Goehr
… around Stravinsky, Op.72
Marching to Carcassonne, Op.75 [Koussevitzky Music Foundation/London Sinfonietta commission: World Premiere]
Glanert
Secret Room: Chamber Sonata No.3
Wuorinen
Cyclops
Rebecca Hirsch (violin)
Peter Serkin (piano)
London Sinfonietta
Oliver Knussen
Reviewed by: Richard Whitehouse
Reviewed: 22 May, 2003
Venue: Queen Elizabeth Hall, London
This concert might almost have been titled ’second time around’, as it gratifyingly provided a further opportunity to hear three recent Sinfonietta premieres together with a substantial new work by Alexander Goehr. Goehr it was who opened the concert with … around Stravinsky written in 2002, in which Stravinsky’s mid-1930s arrangement for woodwind quartet of his Pastorale is framed by Goehr’s lively ’A Prelude’ and ’Introduzione’ for solo violin and rounded off by a capricious ’Rondo’ for all five instruments – “Three pieces around Stravinsky’s Pastorale”. The stylistic contrast was itself the focus of the musical commentary, with Rebecca Hirsch’s plangently expressive playing well to the fore.
Marching to Carcassonne (2002) is more ambitious in scope at 30 minutes, and more problematic in outcome. The perky opening ’March’ returns twice in the course of eight pithy and contrasted movements, their diverting cumulative effect not dissimilar to that of Stravinsky’s suite from The Soldier’s Tale. The finale – … marching to Carcassonne, Labyrinth – draws elements from the preceding movements, interspersed by reappearances of the ’March’, into a more extended, if often fragmented discourse. Yet the hitherto pungent delineation of character seemed lost amid a welter of conflicting impulses, whose resolution felt more arrived at than achieved. Thought provoking, even so, and a work which may well have ’seasoned’ when it (hopefully) reappears – hopefully once more with the poised intensity of Peter Serkin in the demanding piano part.
Such prolixity was in striking contrast to Detlev Glanert¹s Secret Room (2002) – the third in a series of chamber sonatas, in which the composer consciously restricts his stylistically wide-ranging palette for an abstract synthesis of ideas. The implied layering of ideas gives an invigorating sense of arrival to the musical activity, enhanced by Glanert’s virtuoso deployment of his ensemble.
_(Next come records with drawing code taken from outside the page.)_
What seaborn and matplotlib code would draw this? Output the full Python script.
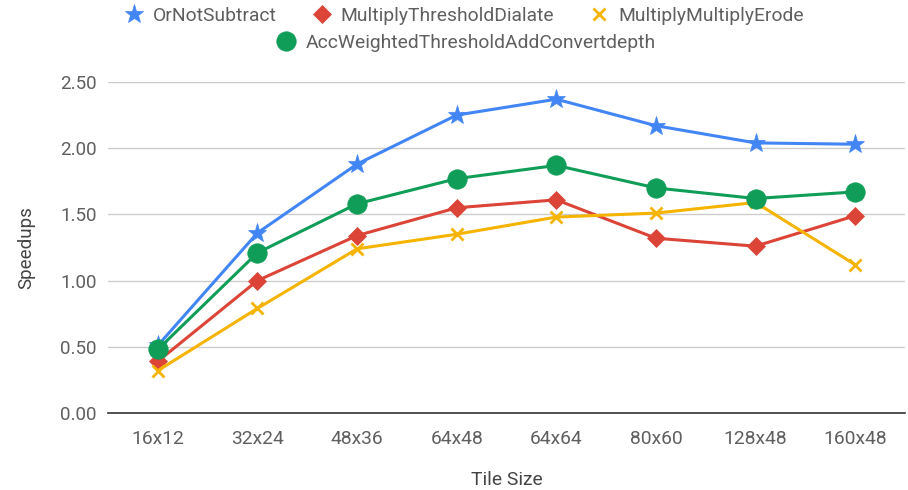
import matplotlib
matplotlib.use("Agg")
import matplotlib.pyplot as plt
import seaborn as sns
import pandas as pd
from matplotlib.lines import Line2D

tiles = ["16x12", "32x24", "48x36", "64x48", "64x64", "80x60", "128x48", "160x48"]
or_not_subtract = [0.51, 1.36, 1.88, 2.25, 2.37, 2.17, 2.04, 2.03]
mult_thresh_dialate = [0.39, 1.00, 1.34, 1.55, 1.61, 1.32, 1.26, 1.49]
mult_mult_erode = [0.32, 0.79, 1.24, 1.35, 1.48, 1.51, 1.59, 1.12]
acc_weighted = [0.48, 1.21, 1.58, 1.77, 1.87, 1.70, 1.62, 1.67]
yticks = [0.0, 0.5, 1.0, 1.5, 2.0, 2.5]

series = [
    ("OrNotSubtract", or_not_subtract, "#4285F4", "*", 14),
    ("MultiplyThresholdDialate", mult_thresh_dialate, "#DB4437", "D", 9),
    ("MultiplyMultiplyErode", mult_mult_erode, "#F4B400", "x", 9),
    ("AccWeightedThresholdAddConvertdepth", acc_weighted, "#0F9D58", "o", 14),
]

FS = 13.5
LFS = 13.9
TXT = "#5f5f5f"

sns.set_theme(style="white")
plt.rcParams["font.family"] = ["Roboto", "DejaVu Sans"]

fig = plt.figure(figsize=(9.08, 4.90), dpi=100)
ax = fig.add_axes([108/908, 1-413/490, (905-108)/908, (413-82)/490])

for name, vals, col, mk, ms in series:
    df = pd.DataFrame({"Tile Size": tiles, "Speedups": vals})
    sns.lineplot(data=df, x="Tile Size", y="Speedups", ax=ax, color=col,
                 marker=mk, markersize=ms, linewidth=2.2, markeredgecolor=col,
                 markeredgewidth=2 if mk == "x" else 0.5, label=None, legend=False)

ax.set_xlim(-0.5, len(tiles) - 0.5)
ax.set_ylim(0, 2.5)
ax.set_yticks(yticks)
ax.set_yticklabels([f"{v:.2f}" for v in yticks])
ax.grid(axis="y", color="#cccccc", linewidth=1)
ax.set_axisbelow(True)
for s in ["left", "right", "top"]:
    ax.spines[s].set_visible(False)
ax.spines["bottom"].set_color("#333333")
ax.spines["bottom"].set_linewidth(1.2)
ax.tick_params(axis="both", length=0, labelcolor=TXT)
ax.tick_params(axis="x", pad=12, labelsize=LFS)
ax.tick_params(axis="y", pad=8, labelsize=FS)
ax.set_xlabel("Tile Size", fontsize=LFS, color="#444444", labelpad=17)
ax.set_ylabel("Speedups", fontsize=FS, color="#444444", labelpad=18)

def handle(col, mk, ms):
    return Line2D([], [], color=col, marker=mk, markersize=ms, linestyle="none",
                  markeredgecolor=col, markeredgewidth=2 if mk == "x" else 0.5)

h1 = [handle(c, m, s) for _, _, c, m, s in series[:3]]
l1 = [n for n, *_ in series[:3]]
leg1 = fig.legend(h1, l1, loc="center", bbox_to_anchor=(0.51, 1-16/490), ncol=3,
                  frameon=False, fontsize=LFS, handletextpad=0.4, columnspacing=1.7,
                  handlelength=1.2)
for t in leg1.get_texts():
    t.set_color(TXT)
n, _, c, m, s = series[3]
leg2 = fig.legend([handle(c, m, s)], [n], loc="center", bbox_to_anchor=(0.512, 1-43/490),
                  frameon=False, fontsize=LFS, handletextpad=0.4, handlelength=1.2)
for t in leg2.get_texts():
    t.set_color(TXT)

fig.savefig("out.png", dpi=100)
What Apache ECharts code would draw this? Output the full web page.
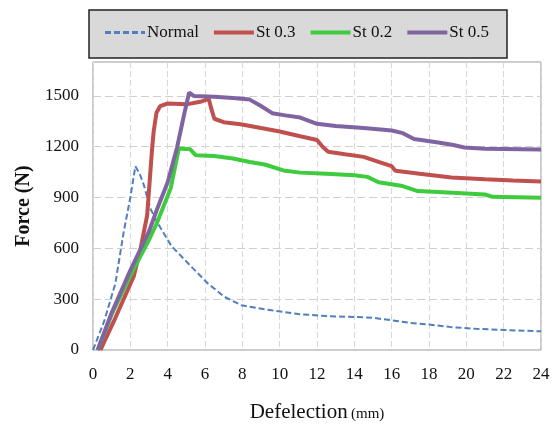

Finally, Charles Wuorinen and Cyclops (2000) – typical in its intellectual rigour and dynamic approach to form. In essence, this concerto for 20 players passes through interrelated harmonic and rhythmic cycles on its way to a fusion both compressed and climactic. The degree to which the progressively shorter but increasingly complex episodes compact in intensity makes for gripping listening, Wuorinen controlling momentum with a Varèse-like energy. Too much occurring in too long a timespan? Possibly, but the purposefulness of the material largely ensures coherence – especially when that material is tailor-made for the virtuosity of the Knussen-led Sinfonietta.